First Cohort of Students Complete the College’s New Education and Public Policy Program
by Joe Savrock (September 2010)
Kelly Duncan ’10 EPP has always wanted to contribute to the improvement of American education. So in 2008, the incoming freshman enrolled in one of the teacher preparation programs in Penn State’s College of Education.
Shortly afterward, she discovered a newly developed pathway in the College—the Education and Public Policy (EPP) program—which would allow her to pursue an educational career in a civic capacity rather than in a classroom setting.

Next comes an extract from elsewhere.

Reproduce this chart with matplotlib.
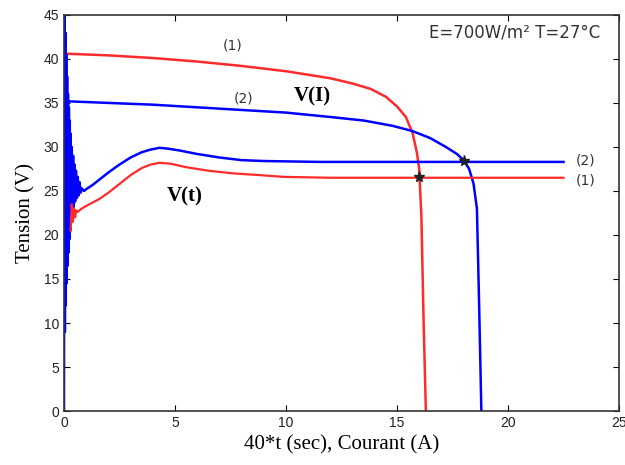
import matplotlib
matplotlib.use("Agg")
import matplotlib.pyplot as plt

# V(I) characteristics, case (1) red and case (2) blue
i_red = [0, 2, 4, 6, 8, 10, 11, 12, 13, 13.8, 14.5, 15.0, 15.4, 15.7, 15.9,
         16.0, 16.1, 16.2, 16.3]
v_red = [40.6, 40.4, 40.1, 39.7, 39.2, 38.6, 38.2, 37.8, 37.2, 36.6, 35.7,
         34.6, 33.4, 31.6, 29.3, 27.5, 22, 10, 0]
i_blue = [0, 2, 4, 6, 8, 10, 12, 13.5, 14.8, 15.7, 16.5, 17.2, 17.7, 18.0,
          18.25, 18.45, 18.6, 18.7, 18.8]
v_blue = [35.2, 35.0, 34.8, 34.5, 34.2, 33.9, 33.4, 33.0, 32.4, 31.8, 31.0,
          30.0, 29.2, 28.5, 27.5, 25.8, 23, 12, 0]

# V(t) transients (x axis is 40*t); start-up oscillation read point by point
t_blue = [0, 0.02, 0.04, 0.06, 0.08, 0.10, 0.12, 0.14, 0.16, 0.18, 0.20, 0.22,
          0.24, 0.26, 0.28, 0.30, 0.32, 0.35, 0.38, 0.41, 0.44, 0.47, 0.50,
          0.54, 0.58, 0.62, 0.66, 0.70, 0.75, 0.80, 0.90, 1.0, 1.3, 1.6, 2.0,
          2.5, 3.0, 3.5, 3.9, 4.3, 4.7, 5.2, 6.0, 7.0, 8.0, 9.0, 11.5, 15, 19,
          22.5]
vt_blue = [0, 45, 9, 43, 12, 40.5, 14.5, 38, 16.5, 36, 18, 34.5, 19.5, 33,
           20.5, 31.5, 21.5, 30, 22.5, 29, 23.2, 28, 23.8, 27.3, 24.2, 26.6,
           24.5, 26.0, 24.8, 25.3, 25.0, 25.2, 25.7, 26.3, 27.1, 28.0, 28.8,
           29.4, 29.7, 29.9, 29.8, 29.6, 29.2, 28.8, 28.5, 28.4, 28.3, 28.3,
           28.3, 28.3]
t_red = [0.3, 0.35, 0.4, 0.45, 0.5, 0.55, 0.6, 0.8, 1.0, 1.3, 1.6, 2.0, 2.5,
         3.0, 3.5, 3.9, 4.3, 4.8, 5.5, 6.5, 7.6, 8.8, 9.9, 12, 16, 19, 22.5]
vt_red = [20.5, 23.5, 21.5, 23.0, 22.0, 22.8, 22.6, 23.0, 23.3, 23.7, 24.1,
          24.8, 25.8, 26.8, 27.6, 28.0, 28.2, 28.1, 27.7, 27.3, 27.0, 26.8,
          26.6, 26.5, 26.5, 26.5, 26.5]

# operating points
op_i = [16.0, 18.0]
op_v = [26.6, 28.4]

fig = plt.figure(figsize=(6.25, 4.65), dpi=100)
ax = fig.add_axes([0.1024, 0.116, 0.888, 0.852])

red = '#ff2a2a'
blue = '#0000ff'
ax.plot(i_red, v_red, color=red, lw=1.8)
ax.plot(i_blue, v_blue, color=blue, lw=1.8)
ax.plot(t_blue, vt_blue, color=blue, lw=1.8)
ax.plot(t_red, vt_red, color=red, lw=1.6)
ax.plot(op_i, op_v, ls='none', marker='*', ms=8, color='#222222')

ax.set_xlim(0, 25)
ax.set_ylim(0, 45)
ax.set_xticks([0, 5, 10, 15, 20, 25])
ax.set_yticks(range(0, 46, 5))
ax.tick_params(direction='in', top=True, right=True, length=4,
               labelsize=10, labelcolor='#222222')
for lab in ax.get_xticklabels() + ax.get_yticklabels():
    lab.set_family('Liberation Sans')
for s in ax.spines.values():
    s.set_linewidth(1.2)
    s.set_color('#333333')

ax.set_ylabel('Tension (V)', family='Liberation Serif', fontsize=15, labelpad=6)
ax.set_xlabel('40*t (sec), Courant (A)', family='Liberation Serif', fontsize=15, labelpad=4)

ax.text(7.6, 41.5, '(1)', fontsize=10, color='#333333', ha='center', va='center')
ax.text(8.1, 35.5, '(2)', fontsize=10, color='#333333', ha='center', va='center')
ax.text(23.5, 28.5, '(2)', fontsize=10, color='#333333', ha='center', va='center')
ax.text(23.5, 26.2, '(1)', fontsize=10, color='#333333', ha='center', va='center')
ax.text(11.2, 35.7, 'V(I)', family='Liberation Serif', fontweight='bold',
        fontsize=15, ha='center', va='center')
ax.text(5.45, 24.4, 'V(t)', family='Liberation Serif', fontweight='bold',
        fontsize=15, ha='center', va='center')
ax.text(20.3, 43.0, 'E=700W/m² T=27°C', fontsize=12, color='#333333',
        ha='center', va='center')

fig.savefig('out.png', dpi=100)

“I was originally in the Secondary Education English program, and I heard about the Education and Public Policy program in the EDTHP 115 (Education in American Society) course,” says Duncan. “I was really interested in the course material in EDTHP 115, so I spoke to Dr. (Dana) Mitra and decided to join the major. Being involved in education on a large scale was really interesting to me.”

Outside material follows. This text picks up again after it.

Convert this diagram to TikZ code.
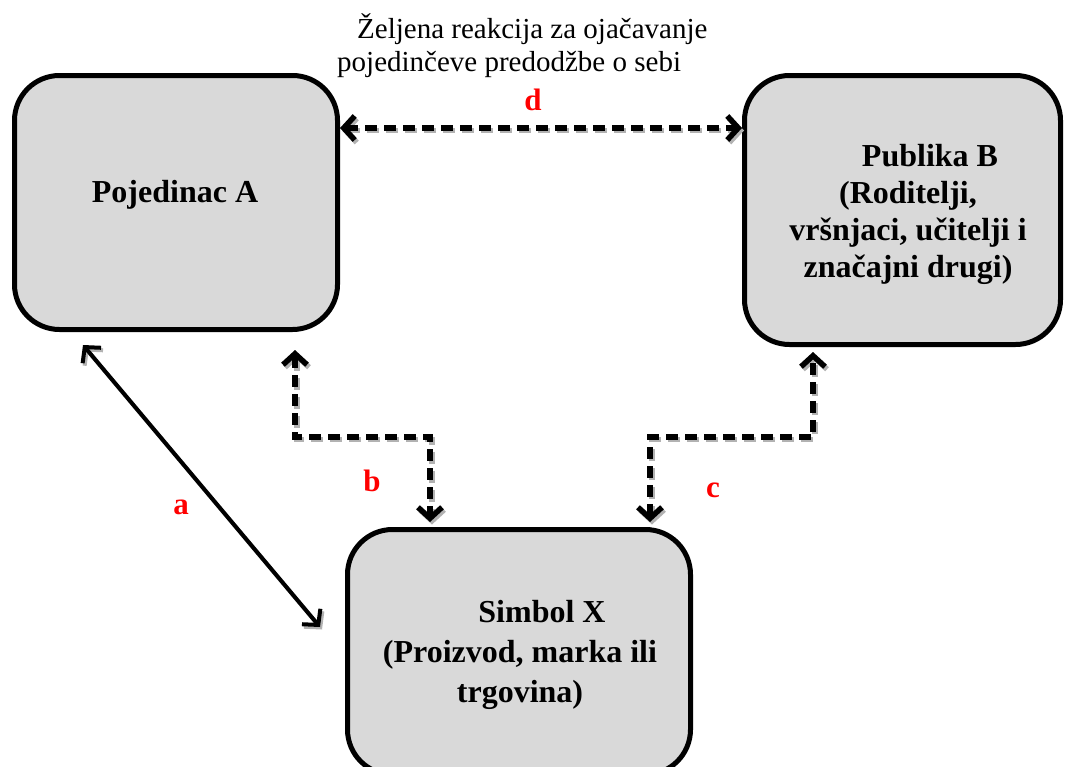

The EPP program, launched in 2008, was created to accommodate mission-driven undergraduates who want to build democratic participation and improve civic capacity through educational institutions and communities. It is specially designed for students who would like to work in education, but who do not want to become certified classroom teachers.
“The EPP major was the University's response to the growing demand for skilled and effective advocates for education policy at the local, state, and federal levels,” says Angela Duncan, assistant professor and EPP program coordinator. “We needed a way to accommodate those who were passionate about education and social change, but on a more global level than that of the classroom.”
EPP students gain an overarching exposure to education policy, concepts, and research while learning professional workplace skills such as delivering presentations, implementing collaborative projects, and writing field notes and memos. “Students in the major study the intersection of education and policy, politics, political science, sociology, and economics issues,” notes Angela Duncan. “It is a highly flexible and highly interdisciplinary degree, and it includes actual internship time in the field they wish to enter.”
Those internships are a key element of the program. Each student is required to secure an internship with a nonprofit, governmental, or civic organization that has an educational policy component. The students gain hands-on, real-world experience while implementing the Field Placement Plan that they have developed in prior EPP classes.
Kelly Duncan received her EPP degree in August after completing her internship in the high-profile office of U.S. Sen. Robert Casey, Jr. (D-PA), in Washington, D.C. She began her six-week internship May 19 and completed it July 2. She says her internship was greatly facilitated by her EPP coursework. “I received hands-on experience in my courses that I used during my internship, such as writing memos under a time constraint,” she says. “The program also taught me how to research and think critically about education policies and issues.”
During her internship, Kelly Duncan attended committee hearings and wrote memos summarizing the hearings, processed constituent correspondences, drafted constituent response letters, escorted constituents to the Capitol Visitor Center, and did research relevant to education policy.
“It was definitely very exciting interning at Sen. Casey’s office,” says Duncan. “You’re part of something that can have a large impact on the country and on Pennsylvania. The environment on the Hill is great because you’re immersed in politics and policy; it’s a very different experience than reading about it in the news.”
EPP students have interned with a variety of organizations. Some noteworthy venues include the New York City Department of Education, A+ Schools (Pittsburgh), the Educational Policy Leadership Center (Harrisburg), the Pennsylvania Association for the Education of Young Children, and the Pennsylvania Department of Education’s Office of Policy and Programs.
“Because of the broad fashion of the major, students are able to continue on in many different fields,” says Angela Duncan. “Students graduating with the major are going into fields such as education policy, state and federal government, think-tanks, nonprofit advocacy organizations, research, and philanthropy. Some are attending graduate school, and some are applying for law school.”
Four other students in the first EPP cohort—Antonio Torres, Kelli Bradley, Adam Nye, and Stephen Moczydlowski—completed their internships in summer 2009 and received their B.S. degrees this past May.
The EPP program is growing. “There are currently 23 undergraduates enrolled,” says Angela Duncan. “We are looking to grow the program to about double this size and are always open to new folks coming in.”